A última das críticas, então, é quase pornográfica, na injustiça de tal afirmação. Se há jogador que compreende - e são poucos na equipa de Jesus - a noção de pressing colectivo, esse jogador é Javier Saviola. O que dificultará esta percepção é a forma como o faz: não necessita de andar atrelado a um jogador, pressionando individualmente, distante de todo o movimento do resto da equipa (como o fazem, por exemplo, Cardozo e Gaitán); fá-lo de duas formas: ou antecipando o espaço onde a bola cai ou, maioritariamente, condicionado o passe do adversário para zonas laterais onde sabe que a equipa é forte a chegar. Basta ver os jogos com atenção para descobrir na movimentação do argentino uma muito maior valia táctica do que em qualquer outro avançado do plantel.

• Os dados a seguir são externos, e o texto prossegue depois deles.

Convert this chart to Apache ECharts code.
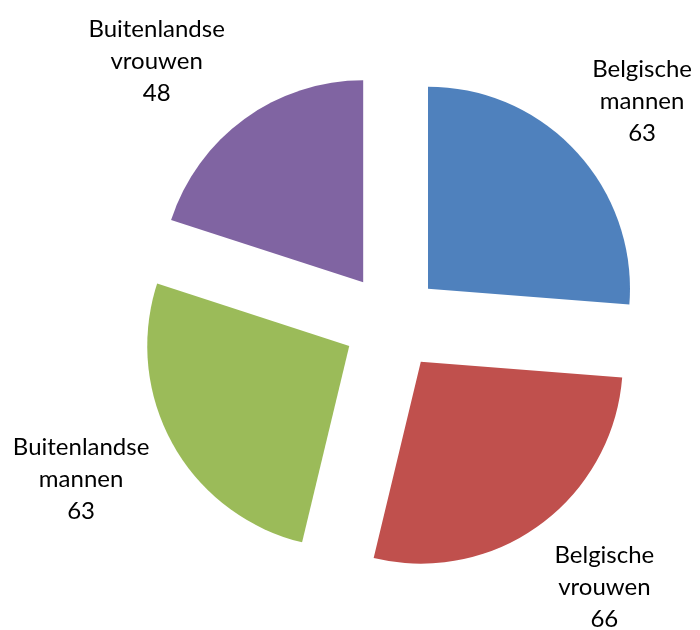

Por outro lado, Saviola raramente executa displicentemente (que é o que lhe criticam) passes absurdos ou em busca do gesto artístico pelo gesto artístico - em que Gaitán é rei. O que acontece recorrentemente é que a sua velocidade de raciocínio e execução não é acompanhada pelos colegas - um exemplo claro é a forma como, com espaço, Saviola executa para a frente do colega, indicando-lhe quase as coordenadas do resto da jogada e permitindo a fluidez da mesma e, não raras vezes, a bola acaba pela linha lateral ou nos pés de um adversário porque o colega parou, querendo-a nos pés. Outras vezes, faz um passe de ruptura que ninguém está à espera, aparecendo o colega em fora-de-jogo ou sem reacção ao lance, porque o não anteviu.
Tudo isto é frequente nos jogos em que Saviola está em campo e tudo isto contribui para uma percepção errada, a meu ver, daqueles que são os atributos reais do argentino. Com Ramires ficava mais fácil, com Di Maria, do último ano, ficava mais fácil, com Coentrão, ficava mais fácil. Com Gaitán, por aquilo que não entende ainda do jogo e por, esse sim, muita displicência, torna-se monstruosamente mais difícil. Com Aimar, foi sempre como respirar.